Dijalan terlihat muka-muka dengan ekspresi sedih, muka kotor berdebu. hari itu saya masih bisa menahan tangis saya, melihat kesedihan dimana-mana. sampai di kontrakan, temen-temen sudah pada diluar. kontrakan kami ikut hancur, atap sudah rusak, genting sudah pada hancur.

Satu lagi, disaat kami warga berkumpul terdengar teriakan dari selatan yang bilang akan ada Tsunami,spontan orang-orang ikut berlari ke utara. semuanya, berlari. Saya pasrah, bila saatnya tiba ya mungkin bukan begini caranya. hanya keluarga dirumah yang saya ingat waktu itu. saya beranikan diri masuk ke kamar dalam kondisi gempa susulan. hanya mengambil foto keluarga, dalam hati saya berujar mungkin jika terjadi apa-apa foto ini akan menjadi alat pengenal.
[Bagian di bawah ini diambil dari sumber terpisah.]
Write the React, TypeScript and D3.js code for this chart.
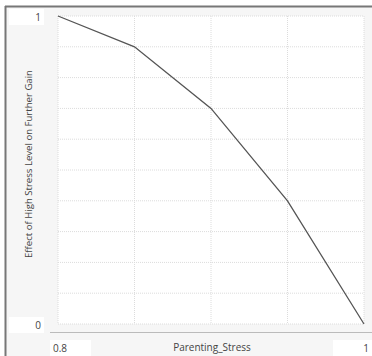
import React from "react";
import * as d3 from "d3";

const stressX = [0.8, 0.85, 0.9, 0.95, 1.0];
const effectY = [1, 0.9, 0.7, 0.4, 0];
const xTicks = [0.8, 0.85, 0.9, 0.95, 1.0];
const yTicks = d3.range(0, 11).map((i) => i / 10);

export default function App() {
  const W = 372, H = 356;
  const x = d3.scaleLinear().domain([0.8, 1]).range([58, 364]);
  const y = d3.scaleLinear().domain([0, 1]).range([324, 16]);
  const line = d3.line<number>().x((_, i) => x(stressX[i])).y((d) => y(d));
  const font = "'Open Sans', 'Noto Sans', sans-serif";
  return (
    <svg width={W} height={H} style={{ position: "absolute", left: 0, top: 0, display: "block" }}>
      <rect x={0} y={0} width={W} height={H} fill="#ffffff" />
      <rect x={5} y={6} width={W - 5} height={H - 6} fill="#f6f6f6" />
      <line x1={5} x2={W} y1={6.5} y2={6.5} stroke="#777" strokeWidth={2} />
      <line x1={5.5} x2={5.5} y1={6} y2={H} stroke="#777" strokeWidth={2} />
      <rect x={x(0.8)} y={y(1)} width={x(1) - x(0.8)} height={y(0) - y(1)} fill="#fff" />
      {xTicks.map((t) => (
        <line key={"x" + t} x1={x(t)} x2={x(t)} y1={y(1)} y2={y(0)} stroke="#dcdcdc" strokeDasharray="1,1" />
      ))}
      {yTicks.map((t) => (
        <line key={"y" + t} x1={x(0.8)} x2={x(1)} y1={y(t)} y2={y(t)} stroke="#dcdcdc" strokeDasharray="1,1" />
      ))}
      <line x1={50} x2={W} y1={332.5} y2={332.5} stroke="#bbb" strokeWidth={1} />
      <path d={line(effectY) || ""} fill="none" stroke="#555" strokeWidth={1.3} />
      <rect x={9} y={9} width={35} height={16} fill="#fff" />
      <text x={41} y={21} textAnchor="end" fontSize={10} fontFamily={font} fill="#444">1</text>
      <rect x={9} y={317} width={35} height={16} fill="#fff" />
      <text x={41} y={329} textAnchor="end" fontSize={10} fontFamily={font} fill="#444">0</text>
      <rect x={50} y={340} width={41} height={16} fill="#fff" />
      <text x={53} y={352} textAnchor="start" fontSize={10} fontFamily={font} fill="#444">0.8</text>
      <rect x={333} y={340} width={39} height={16} fill="#fff" />
      <text x={369} y={352} textAnchor="end" fontSize={10} fontFamily={font} fill="#444">1</text>
      <text x={212} y={351} textAnchor="middle" fontSize={10} fontFamily={font} fill="#444">Parenting_Stress</text>
      <text transform="translate(32,164) rotate(-90)" textAnchor="middle" fontSize={9.6} fontFamily={font} fill="#444">
        Effect of High Stress Level on Further Gain
      </text>
    </svg>
  );
}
Mereka berlari, berjalan, menangis, mencari anaknya yang terpisah. waktu itu yang saya ingat adalah ketika seorang nenek yang berjalan aja susah masih berusaha menuju selatan. ingin sekali sebenarnya menggendong nenek itu. tapi ini sudah suratan jika saja memang terjadi tsunami.

Orang semakin banyak berlari menuju utara menghindari isu tsunami. saya masih berada di depan kontrakan, berkumpul bersama beberapa warga yang tidak berlari sambil mendengarkan radio informasi.

Sepertinya tak ada habisnya mengingat bercerita kisah memilulan ini, tapi semua sudah kambali normal. setelah gempa saya ikut menjadi volunteer di rumah sakit Sarjito beberapa minggu, sampai kondisi hampir normal. ada satu kalimat yang saya ingat dari korban gempa waktu itu, pas saya mengantar bapak itu menuju rumah didalam ambulan dia bilang untung saja kaki kanan saya masih utuh. inilah jogja, saya lihat bapak itu masih tegar selama perjalanan. sampai dirumahnya yang sudah hancur saya melihat beberapa orang sudah berkumpul. Bapak itu tiba-tiba menangis ketika bertemu warga sekitar, dan saya baru tahu bahwa bapak itu kehilangan beberapa keluarganya. Saya hanya ingat bahwa dia mencoba tidak menunjukan kesedihan kepada kami. kemudian kami mengantar pasien lain lagi, diperjalanan saya bertemu dengan bayi kecil yang kehilangan ibunya.

2006 lalu menjadi cerita tersendiri, tragedi yang sekarang sudah terlupa. Jogja bangkit, Jogja harus bangkit. itu yang mereka katakan. Bencana tidak bisa dihindari. masa lalu memang tak bisa dihindari, namun masa depan harus bisa kita rubah. Jogja Bangkit.

Hari ini selalu menjadi pengingat akan kejadian luar biasa 7 tahun lalu. 27 Mei 2006 akan menjadi sejarah di Jogja. Film yang kami buat sampai sekarang belum jadi, tapi pernah diedit dan menjadi draft awal.